** START Collected material **

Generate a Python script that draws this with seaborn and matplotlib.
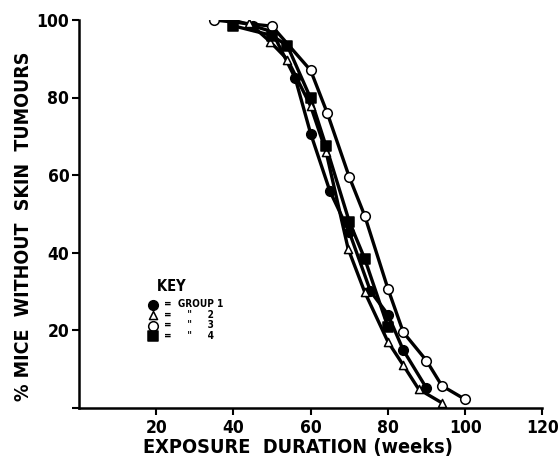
import matplotlib
matplotlib.use('Agg')
from matplotlib import pyplot as plt
import seaborn as sb
import pandas as pd

# values: weeks of exposure vs % mice still tumour free
g1_weeks = [40, 45, 50, 56, 60, 65, 70, 75.5, 80, 84, 90]
g1_pct = [100, 98.5, 97, 85, 70.7, 55.8, 45.3, 30, 24, 14.8, 5]
g2_weeks = [44, 49.5, 54, 60, 64, 69.7, 74, 80, 84, 88, 94]
g2_pct = [99.3, 94.4, 89.8, 77.8, 66, 41, 29.8, 17, 10.9, 4.7, 1.2]
g3_weeks = [35, 50, 60, 64.3, 70, 74, 80, 84, 90, 94, 100]
g3_pct = [100, 98.4, 87, 76, 59.5, 49.5, 30.7, 19.4, 12.1, 5.6, 2.1]
g4_weeks = [40, 50, 54, 60, 64, 70, 74, 80]
g4_pct = [98.5, 96, 93.3, 79.8, 67.4, 48, 38.4, 20.8]

group_labels = ['=  GROUP 1', '=     "     2', '=     "     3', '=     "     4']
x_ticks = [20, 40, 60, 80, 100, 120]
y_ticks = [20, 40, 60, 80, 100]

sb.set_style('ticks')
plt.rcParams['font.family'] = ['DejaVu Sans']
plt.rcParams['font.stretch'] = 'condensed'
plt.rcParams['font.weight'] = 'bold'
plt.rcParams['text.color'] = 'black'
plt.rcParams['axes.labelcolor'] = 'black'
plt.rcParams['xtick.color'] = 'black'
plt.rcParams['ytick.color'] = 'black'

fig = plt.figure(figsize=(5.58, 4.58), dpi=100)
ax = fig.add_axes([79 / 558, 50.5 / 458, 463.3 / 558, 387.5 / 458])

groups = [
    (g1_weeks, g1_pct, 'o', 'black', 48),
    (g2_weeks, g2_pct, '^', 'white', 34),
    (g3_weeks, g3_pct, 'o', 'white', 48),
    (g4_weeks, g4_pct, 's', 'black', 44),
]

for (wk, pct, mk, face, size), lab in zip(groups, group_labels):
    df = pd.DataFrame({'weeks': wk, 'pct': pct})
    sb.lineplot(data=df, x='weeks', y='pct', ax=ax, color='black', lw=2.4, zorder=2)
    sb.scatterplot(data=df, x='weeks', y='pct', ax=ax, marker=mk, s=size, color=face,
                   edgecolor='black', linewidth=1.1, zorder=3, label=lab)

ax.set_xlim(0, 120)
ax.set_ylim(0, 100)
ax.set_xticks(x_ticks)
ax.set_yticks([0] + y_ticks)
ax.set_yticklabels([''] + [str(v) for v in y_ticks])
ax.tick_params(axis='both', labelsize=12.5, width=1.5, length=5, pad=2)
ax.tick_params(axis='x', pad=3)
for s in ['left', 'bottom']:
    ax.spines[s].set_linewidth(1.8)
    ax.spines[s].set_color('black')
sb.despine(ax=ax)

ax.set_xlabel('EXPOSURE  DURATION (weeks)', fontsize=14.3, fontweight='bold')
ax.set_ylabel('% MICE  WITHOUT  SKIN  TUMOURS', fontsize=14, fontweight='bold')
ax.xaxis.set_label_coords(0.472, -0.078)
ax.yaxis.set_label_coords(-0.1, 0.468)

leg = ax.legend(loc='upper left', bbox_to_anchor=(0.127, 0.345), frameon=False, title='   KEY',
                fontsize=7.2, title_fontproperties={'weight': 'bold', 'size': 10.5},
                handletextpad=0.1, labelspacing=0.05, borderpad=0, alignment='left',
                markerscale=1.0)
leg._legend_box.sep = 4

plt.savefig('out.png', dpi=100)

** END Collected material **

Repeat the material exactly as it reads, without any of its pictures.

**Response for this exercise:**
Generate a Python script that draws this with seaborn and matplotlib.
import matplotlib
matplotlib.use('Agg')
from matplotlib import pyplot as plt
import seaborn as sb
import pandas as pd

# values: weeks of exposure vs % mice still tumour free
g1_weeks = [40, 45, 50, 56, 60, 65, 70, 75.5, 80, 84, 90]
g1_pct = [100, 98.5, 97, 85, 70.7, 55.8, 45.3, 30, 24, 14.8, 5]
g2_weeks = [44, 49.5, 54, 60, 64, 69.7, 74, 80, 84, 88, 94]
g2_pct = [99.3, 94.4, 89.8, 77.8, 66, 41, 29.8, 17, 10.9, 4.7, 1.2]
g3_weeks = [35, 50, 60, 64.3, 70, 74, 80, 84, 90, 94, 100]
g3_pct = [100, 98.4, 87, 76, 59.5, 49.5, 30.7, 19.4, 12.1, 5.6, 2.1]
g4_weeks = [40, 50, 54, 60, 64, 70, 74, 80]
g4_pct = [98.5, 96, 93.3, 79.8, 67.4, 48, 38.4, 20.8]

group_labels = ['=  GROUP 1', '=     "     2', '=     "     3', '=     "     4']
x_ticks = [20, 40, 60, 80, 100, 120]
y_ticks = [20, 40, 60, 80, 100]

sb.set_style('ticks')
plt.rcParams['font.family'] = ['DejaVu Sans']
plt.rcParams['font.stretch'] = 'condensed'
plt.rcParams['font.weight'] = 'bold'
plt.rcParams['text.color'] = 'black'
plt.rcParams['axes.labelcolor'] = 'black'
plt.rcParams['xtick.color'] = 'black'
plt.rcParams['ytick.color'] = 'black'

fig = plt.figure(figsize=(5.58, 4.58), dpi=100)
ax = fig.add_axes([79 / 558, 50.5 / 458, 463.3 / 558, 387.5 / 458])

groups = [
    (g1_weeks, g1_pct, 'o', 'black', 48),
    (g2_weeks, g2_pct, '^', 'white', 34),
    (g3_weeks, g3_pct, 'o', 'white', 48),
    (g4_weeks, g4_pct, 's', 'black', 44),
]

for (wk, pct, mk, face, size), lab in zip(groups, group_labels):
    df = pd.DataFrame({'weeks': wk, 'pct': pct})
    sb.lineplot(data=df, x='weeks', y='pct', ax=ax, color='black', lw=2.4, zorder=2)
    sb.scatterplot(data=df, x='weeks', y='pct', ax=ax, marker=mk, s=size, color=face,
                   edgecolor='black', linewidth=1.1, zorder=3, label=lab)

ax.set_xlim(0, 120)
ax.set_ylim(0, 100)
ax.set_xticks(x_ticks)
ax.set_yticks([0] + y_ticks)
ax.set_yticklabels([''] + [str(v) for v in y_ticks])
ax.tick_params(axis='both', labelsize=12.5, width=1.5, length=5, pad=2)
ax.tick_params(axis='x', pad=3)
for s in ['left', 'bottom']:
    ax.spines[s].set_linewidth(1.8)
    ax.spines[s].set_color('black')
sb.despine(ax=ax)

ax.set_xlabel('EXPOSURE  DURATION (weeks)', fontsize=14.3, fontweight='bold')
ax.set_ylabel('% MICE  WITHOUT  SKIN  TUMOURS', fontsize=14, fontweight='bold')
ax.xaxis.set_label_coords(0.472, -0.078)
ax.yaxis.set_label_coords(-0.1, 0.468)

leg = ax.legend(loc='upper left', bbox_to_anchor=(0.127, 0.345), frameon=False, title='   KEY',
                fontsize=7.2, title_fontproperties={'weight': 'bold', 'size': 10.5},
                handletextpad=0.1, labelspacing=0.05, borderpad=0, alignment='left',
                markerscale=1.0)
leg._legend_box.sep = 4

plt.savefig('out.png', dpi=100)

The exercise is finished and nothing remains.